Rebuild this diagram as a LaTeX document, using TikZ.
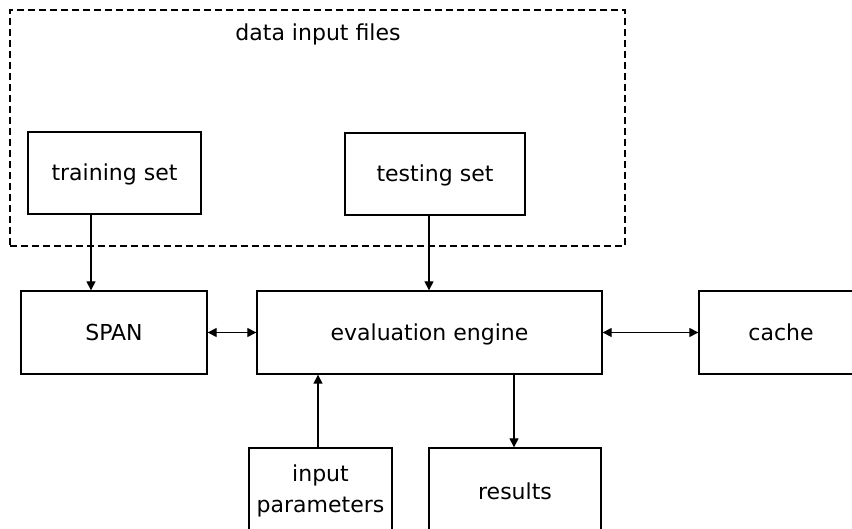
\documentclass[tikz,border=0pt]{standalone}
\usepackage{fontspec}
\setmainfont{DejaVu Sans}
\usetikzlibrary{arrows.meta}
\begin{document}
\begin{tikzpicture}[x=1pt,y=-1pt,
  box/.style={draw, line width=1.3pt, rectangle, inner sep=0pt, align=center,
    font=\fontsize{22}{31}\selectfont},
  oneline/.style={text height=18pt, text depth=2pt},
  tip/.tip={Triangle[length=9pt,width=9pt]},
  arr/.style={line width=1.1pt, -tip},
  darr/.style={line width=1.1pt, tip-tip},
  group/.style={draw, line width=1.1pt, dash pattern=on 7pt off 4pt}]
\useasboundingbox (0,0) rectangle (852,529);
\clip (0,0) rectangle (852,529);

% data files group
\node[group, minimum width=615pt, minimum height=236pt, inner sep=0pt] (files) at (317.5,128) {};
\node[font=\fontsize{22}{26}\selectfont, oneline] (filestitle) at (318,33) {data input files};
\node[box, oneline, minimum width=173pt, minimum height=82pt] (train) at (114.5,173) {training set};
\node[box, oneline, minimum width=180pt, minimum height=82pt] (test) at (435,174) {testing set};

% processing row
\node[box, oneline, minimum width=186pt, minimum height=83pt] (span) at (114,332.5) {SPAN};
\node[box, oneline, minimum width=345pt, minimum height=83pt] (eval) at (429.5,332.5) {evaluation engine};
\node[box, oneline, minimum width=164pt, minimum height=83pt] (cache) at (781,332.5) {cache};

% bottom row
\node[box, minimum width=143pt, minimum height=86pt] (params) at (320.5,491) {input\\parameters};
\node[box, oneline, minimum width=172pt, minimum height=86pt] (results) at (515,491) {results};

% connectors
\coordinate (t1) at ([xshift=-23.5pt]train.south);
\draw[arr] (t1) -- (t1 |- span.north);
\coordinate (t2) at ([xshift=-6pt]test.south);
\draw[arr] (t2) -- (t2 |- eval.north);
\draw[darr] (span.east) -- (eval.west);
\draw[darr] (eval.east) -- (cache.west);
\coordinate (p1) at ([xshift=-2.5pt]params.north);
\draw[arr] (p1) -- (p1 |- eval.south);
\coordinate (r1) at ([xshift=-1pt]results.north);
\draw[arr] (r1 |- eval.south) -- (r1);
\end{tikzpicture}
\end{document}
§ §
# Task
Return the full material word for word. Do not include the pictures.

# Full response
Rebuild this diagram as a LaTeX document, using TikZ.
\documentclass[tikz,border=0pt]{standalone}
\usepackage{fontspec}
\setmainfont{DejaVu Sans}
\usetikzlibrary{arrows.meta}
\begin{document}
\begin{tikzpicture}[x=1pt,y=-1pt,
  box/.style={draw, line width=1.3pt, rectangle, inner sep=0pt, align=center,
    font=\fontsize{22}{31}\selectfont},
  oneline/.style={text height=18pt, text depth=2pt},
  tip/.tip={Triangle[length=9pt,width=9pt]},
  arr/.style={line width=1.1pt, -tip},
  darr/.style={line width=1.1pt, tip-tip},
  group/.style={draw, line width=1.1pt, dash pattern=on 7pt off 4pt}]
\useasboundingbox (0,0) rectangle (852,529);
\clip (0,0) rectangle (852,529);

% data files group
\node[group, minimum width=615pt, minimum height=236pt, inner sep=0pt] (files) at (317.5,128) {};
\node[font=\fontsize{22}{26}\selectfont, oneline] (filestitle) at (318,33) {data input files};
\node[box, oneline, minimum width=173pt, minimum height=82pt] (train) at (114.5,173) {training set};
\node[box, oneline, minimum width=180pt, minimum height=82pt] (test) at (435,174) {testing set};

% processing row
\node[box, oneline, minimum width=186pt, minimum height=83pt] (span) at (114,332.5) {SPAN};
\node[box, oneline, minimum width=345pt, minimum height=83pt] (eval) at (429.5,332.5) {evaluation engine};
\node[box, oneline, minimum width=164pt, minimum height=83pt] (cache) at (781,332.5) {cache};

% bottom row
\node[box, minimum width=143pt, minimum height=86pt] (params) at (320.5,491) {input\\parameters};
\node[box, oneline, minimum width=172pt, minimum height=86pt] (results) at (515,491) {results};

% connectors
\coordinate (t1) at ([xshift=-23.5pt]train.south);
\draw[arr] (t1) -- (t1 |- span.north);
\coordinate (t2) at ([xshift=-6pt]test.south);
\draw[arr] (t2) -- (t2 |- eval.north);
\draw[darr] (span.east) -- (eval.west);
\draw[darr] (eval.east) -- (cache.west);
\coordinate (p1) at ([xshift=-2.5pt]params.north);
\draw[arr] (p1) -- (p1 |- eval.south);
\coordinate (r1) at ([xshift=-1pt]results.north);
\draw[arr] (r1 |- eval.south) -- (r1);
\end{tikzpicture}
\end{document}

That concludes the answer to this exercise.